+++ Supplied material +++

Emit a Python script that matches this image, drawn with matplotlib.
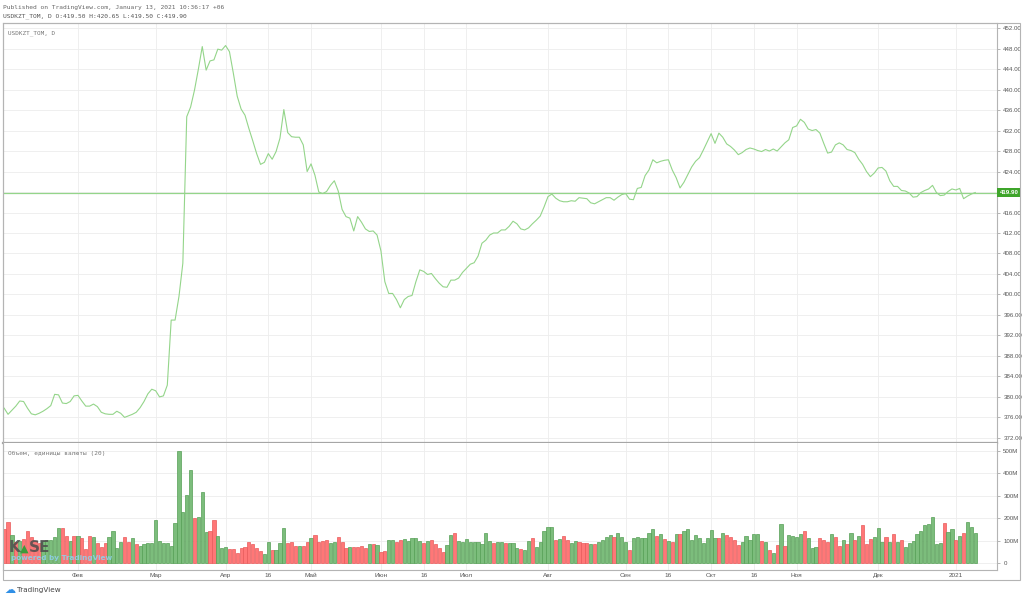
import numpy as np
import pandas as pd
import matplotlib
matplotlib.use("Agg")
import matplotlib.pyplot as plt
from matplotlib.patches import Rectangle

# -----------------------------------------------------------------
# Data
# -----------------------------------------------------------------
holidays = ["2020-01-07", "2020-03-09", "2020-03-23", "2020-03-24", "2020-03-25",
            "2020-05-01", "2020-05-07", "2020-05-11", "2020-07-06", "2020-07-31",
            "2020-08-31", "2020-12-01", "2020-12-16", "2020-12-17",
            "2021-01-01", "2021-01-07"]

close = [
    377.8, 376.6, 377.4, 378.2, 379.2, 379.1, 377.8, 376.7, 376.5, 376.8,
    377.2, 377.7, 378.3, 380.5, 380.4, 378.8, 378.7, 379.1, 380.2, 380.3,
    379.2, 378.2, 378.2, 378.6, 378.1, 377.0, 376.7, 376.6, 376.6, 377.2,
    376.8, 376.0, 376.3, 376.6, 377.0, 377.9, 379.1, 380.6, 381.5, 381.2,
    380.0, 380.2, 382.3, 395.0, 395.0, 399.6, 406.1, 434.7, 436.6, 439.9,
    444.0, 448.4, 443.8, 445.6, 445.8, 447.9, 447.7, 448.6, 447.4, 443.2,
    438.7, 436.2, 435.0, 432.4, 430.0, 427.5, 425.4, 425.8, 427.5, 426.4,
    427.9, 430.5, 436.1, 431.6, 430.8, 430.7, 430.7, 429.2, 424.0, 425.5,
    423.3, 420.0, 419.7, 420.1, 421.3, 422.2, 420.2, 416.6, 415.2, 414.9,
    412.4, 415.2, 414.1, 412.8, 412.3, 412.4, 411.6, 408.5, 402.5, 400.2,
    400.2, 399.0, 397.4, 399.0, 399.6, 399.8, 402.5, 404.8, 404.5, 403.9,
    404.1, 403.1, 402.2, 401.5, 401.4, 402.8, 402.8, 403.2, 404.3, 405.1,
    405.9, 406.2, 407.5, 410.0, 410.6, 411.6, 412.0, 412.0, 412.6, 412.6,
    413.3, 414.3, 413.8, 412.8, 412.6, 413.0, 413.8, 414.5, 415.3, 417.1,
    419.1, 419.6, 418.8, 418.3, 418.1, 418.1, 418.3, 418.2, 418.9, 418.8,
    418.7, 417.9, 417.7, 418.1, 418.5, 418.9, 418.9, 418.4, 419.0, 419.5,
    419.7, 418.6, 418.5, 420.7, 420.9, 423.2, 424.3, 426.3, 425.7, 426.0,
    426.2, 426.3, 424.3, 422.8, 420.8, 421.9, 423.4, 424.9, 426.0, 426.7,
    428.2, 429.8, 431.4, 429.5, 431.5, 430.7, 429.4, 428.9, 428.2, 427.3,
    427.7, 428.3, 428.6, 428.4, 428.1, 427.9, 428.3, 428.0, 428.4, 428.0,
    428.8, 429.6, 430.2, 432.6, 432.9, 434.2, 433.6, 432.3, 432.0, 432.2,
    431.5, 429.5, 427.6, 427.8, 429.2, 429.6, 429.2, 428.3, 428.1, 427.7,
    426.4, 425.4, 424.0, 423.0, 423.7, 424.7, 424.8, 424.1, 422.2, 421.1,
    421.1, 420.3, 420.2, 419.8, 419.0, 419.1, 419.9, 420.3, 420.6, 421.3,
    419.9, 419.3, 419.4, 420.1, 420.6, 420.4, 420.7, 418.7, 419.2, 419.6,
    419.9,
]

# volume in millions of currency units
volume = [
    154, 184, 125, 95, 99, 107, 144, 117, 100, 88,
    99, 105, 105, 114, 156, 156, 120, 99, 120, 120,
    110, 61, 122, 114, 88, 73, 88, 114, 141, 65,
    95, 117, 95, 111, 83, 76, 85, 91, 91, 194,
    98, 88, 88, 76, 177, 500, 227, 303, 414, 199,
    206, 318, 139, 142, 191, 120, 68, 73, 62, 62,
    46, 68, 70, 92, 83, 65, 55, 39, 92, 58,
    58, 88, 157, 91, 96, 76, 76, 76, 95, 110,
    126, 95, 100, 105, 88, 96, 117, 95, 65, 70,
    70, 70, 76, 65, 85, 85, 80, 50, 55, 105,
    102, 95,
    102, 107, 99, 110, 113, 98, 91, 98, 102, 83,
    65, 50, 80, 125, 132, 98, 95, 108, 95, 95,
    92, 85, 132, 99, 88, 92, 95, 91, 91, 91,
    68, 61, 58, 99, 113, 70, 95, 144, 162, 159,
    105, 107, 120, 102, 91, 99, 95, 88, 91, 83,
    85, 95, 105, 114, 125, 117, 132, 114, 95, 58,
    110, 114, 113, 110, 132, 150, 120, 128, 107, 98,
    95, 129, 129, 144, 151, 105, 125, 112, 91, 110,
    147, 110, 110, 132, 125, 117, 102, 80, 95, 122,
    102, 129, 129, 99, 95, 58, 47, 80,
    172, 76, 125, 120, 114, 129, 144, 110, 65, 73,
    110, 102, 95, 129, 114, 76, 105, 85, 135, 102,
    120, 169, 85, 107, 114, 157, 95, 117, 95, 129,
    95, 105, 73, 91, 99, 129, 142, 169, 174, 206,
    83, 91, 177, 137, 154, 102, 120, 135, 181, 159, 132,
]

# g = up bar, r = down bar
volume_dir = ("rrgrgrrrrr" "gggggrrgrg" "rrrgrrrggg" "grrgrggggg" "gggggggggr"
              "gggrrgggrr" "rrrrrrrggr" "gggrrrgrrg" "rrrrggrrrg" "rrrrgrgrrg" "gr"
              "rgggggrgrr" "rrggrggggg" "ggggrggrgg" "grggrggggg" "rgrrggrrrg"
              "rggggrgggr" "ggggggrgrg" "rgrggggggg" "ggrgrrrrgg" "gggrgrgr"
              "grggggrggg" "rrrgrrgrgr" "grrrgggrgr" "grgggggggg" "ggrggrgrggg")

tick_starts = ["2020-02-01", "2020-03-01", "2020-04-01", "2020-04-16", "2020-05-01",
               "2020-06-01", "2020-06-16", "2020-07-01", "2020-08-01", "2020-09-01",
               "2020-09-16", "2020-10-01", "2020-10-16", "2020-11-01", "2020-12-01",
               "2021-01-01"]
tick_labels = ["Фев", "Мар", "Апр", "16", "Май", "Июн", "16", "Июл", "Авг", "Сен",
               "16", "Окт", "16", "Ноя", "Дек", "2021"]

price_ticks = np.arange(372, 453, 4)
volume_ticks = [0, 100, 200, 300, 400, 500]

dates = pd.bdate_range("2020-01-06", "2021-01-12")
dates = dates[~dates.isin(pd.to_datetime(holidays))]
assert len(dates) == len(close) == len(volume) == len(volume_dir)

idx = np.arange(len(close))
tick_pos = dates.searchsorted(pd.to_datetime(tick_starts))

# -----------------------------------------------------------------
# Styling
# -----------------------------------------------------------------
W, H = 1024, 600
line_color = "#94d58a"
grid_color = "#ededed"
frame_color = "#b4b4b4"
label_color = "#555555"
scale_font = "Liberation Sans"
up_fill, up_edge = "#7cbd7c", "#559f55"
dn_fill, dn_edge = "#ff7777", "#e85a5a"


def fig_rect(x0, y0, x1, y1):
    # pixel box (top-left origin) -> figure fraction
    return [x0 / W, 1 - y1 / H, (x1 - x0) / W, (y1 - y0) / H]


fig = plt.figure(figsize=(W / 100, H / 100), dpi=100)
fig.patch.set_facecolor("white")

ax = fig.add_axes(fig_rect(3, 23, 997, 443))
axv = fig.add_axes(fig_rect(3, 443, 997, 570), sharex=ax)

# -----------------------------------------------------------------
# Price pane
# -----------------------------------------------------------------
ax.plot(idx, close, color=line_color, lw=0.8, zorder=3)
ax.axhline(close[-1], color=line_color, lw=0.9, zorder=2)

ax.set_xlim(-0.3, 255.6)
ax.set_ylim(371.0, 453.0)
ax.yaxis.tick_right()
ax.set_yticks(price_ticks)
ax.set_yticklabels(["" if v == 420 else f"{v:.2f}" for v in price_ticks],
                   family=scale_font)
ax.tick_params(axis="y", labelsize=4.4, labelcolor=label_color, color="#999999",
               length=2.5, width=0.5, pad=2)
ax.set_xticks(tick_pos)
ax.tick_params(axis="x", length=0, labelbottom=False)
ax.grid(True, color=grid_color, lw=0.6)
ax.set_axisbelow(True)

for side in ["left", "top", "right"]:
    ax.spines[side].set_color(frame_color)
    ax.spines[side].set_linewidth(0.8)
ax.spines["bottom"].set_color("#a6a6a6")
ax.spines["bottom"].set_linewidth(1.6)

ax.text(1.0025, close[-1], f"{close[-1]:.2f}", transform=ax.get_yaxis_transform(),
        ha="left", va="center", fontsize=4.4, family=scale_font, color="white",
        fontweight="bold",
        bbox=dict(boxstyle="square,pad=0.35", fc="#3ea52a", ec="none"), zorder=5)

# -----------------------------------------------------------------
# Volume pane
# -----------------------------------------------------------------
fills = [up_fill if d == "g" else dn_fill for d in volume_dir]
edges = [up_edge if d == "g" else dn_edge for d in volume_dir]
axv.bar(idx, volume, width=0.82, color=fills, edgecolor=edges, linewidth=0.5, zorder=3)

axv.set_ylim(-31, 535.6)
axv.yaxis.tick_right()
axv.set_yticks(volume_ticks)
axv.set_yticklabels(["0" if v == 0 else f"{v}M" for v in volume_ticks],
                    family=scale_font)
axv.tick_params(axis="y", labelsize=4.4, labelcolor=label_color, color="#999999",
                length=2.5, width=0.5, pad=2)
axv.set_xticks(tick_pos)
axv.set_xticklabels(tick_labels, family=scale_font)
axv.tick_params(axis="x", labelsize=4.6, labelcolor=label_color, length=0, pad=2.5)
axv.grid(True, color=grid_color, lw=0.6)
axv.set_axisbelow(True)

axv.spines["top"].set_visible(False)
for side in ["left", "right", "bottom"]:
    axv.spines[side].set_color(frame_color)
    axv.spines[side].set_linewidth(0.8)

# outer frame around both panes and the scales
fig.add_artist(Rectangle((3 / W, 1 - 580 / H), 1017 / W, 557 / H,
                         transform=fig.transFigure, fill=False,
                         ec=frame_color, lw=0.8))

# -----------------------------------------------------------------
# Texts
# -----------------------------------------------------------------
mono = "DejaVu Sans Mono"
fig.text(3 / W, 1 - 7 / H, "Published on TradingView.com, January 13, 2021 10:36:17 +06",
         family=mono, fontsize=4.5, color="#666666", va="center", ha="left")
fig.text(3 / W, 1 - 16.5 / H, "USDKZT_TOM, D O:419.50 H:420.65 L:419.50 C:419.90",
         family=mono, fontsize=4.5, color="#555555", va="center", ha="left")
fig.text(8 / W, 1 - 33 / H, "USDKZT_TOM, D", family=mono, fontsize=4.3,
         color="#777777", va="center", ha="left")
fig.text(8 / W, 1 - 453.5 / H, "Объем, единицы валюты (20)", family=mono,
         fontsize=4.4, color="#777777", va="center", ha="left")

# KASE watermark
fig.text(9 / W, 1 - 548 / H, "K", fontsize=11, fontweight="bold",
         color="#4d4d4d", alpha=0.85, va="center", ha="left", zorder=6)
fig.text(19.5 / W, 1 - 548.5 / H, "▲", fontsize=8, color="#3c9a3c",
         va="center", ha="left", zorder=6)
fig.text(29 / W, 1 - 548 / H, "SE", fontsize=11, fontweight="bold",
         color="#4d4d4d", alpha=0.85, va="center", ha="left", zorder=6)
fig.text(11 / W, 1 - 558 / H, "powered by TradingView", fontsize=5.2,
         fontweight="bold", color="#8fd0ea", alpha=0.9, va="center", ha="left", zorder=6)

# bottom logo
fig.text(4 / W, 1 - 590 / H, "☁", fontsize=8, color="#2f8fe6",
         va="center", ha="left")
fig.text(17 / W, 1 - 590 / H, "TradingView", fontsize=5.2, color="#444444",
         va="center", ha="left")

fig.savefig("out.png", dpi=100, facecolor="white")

+++
+++ Supplied material +++

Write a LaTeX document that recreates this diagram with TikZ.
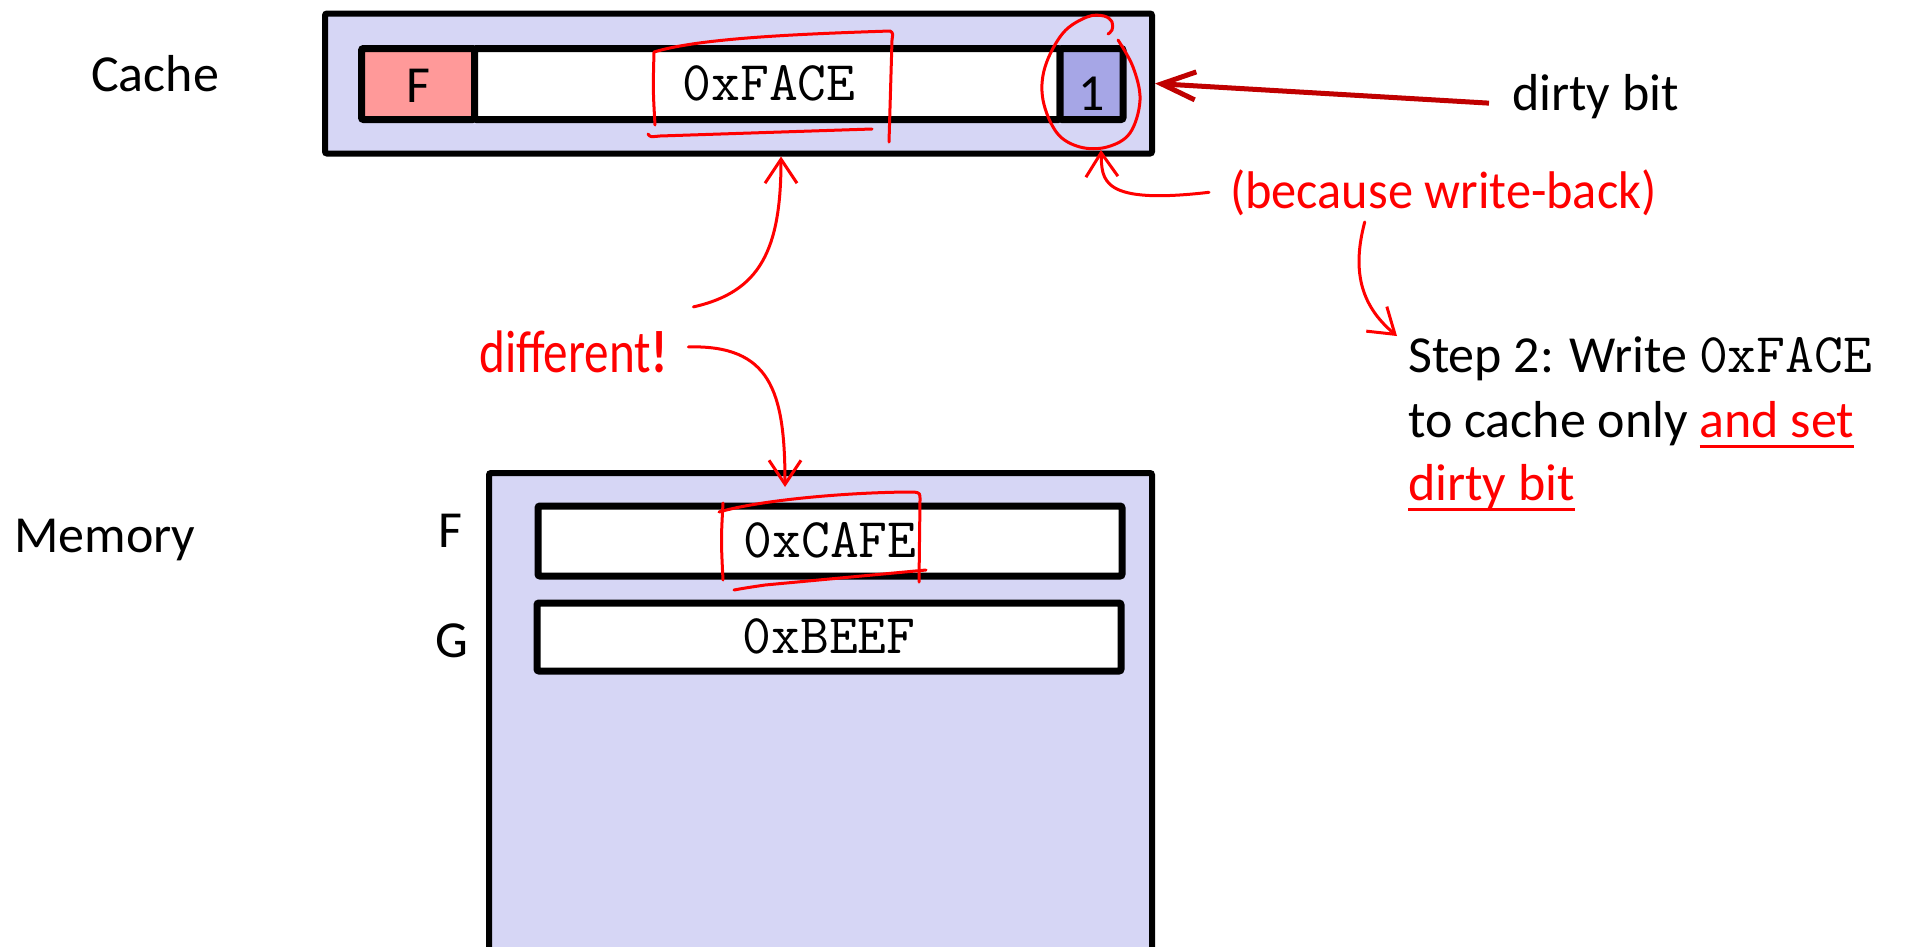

+++

#### Written request
Sift the material for lines with the string "that". Copy each one found.

#### Exercise response
Emit a Python script that matches this image, drawn with matplotlib.
Write a LaTeX document that recreates this diagram with TikZ.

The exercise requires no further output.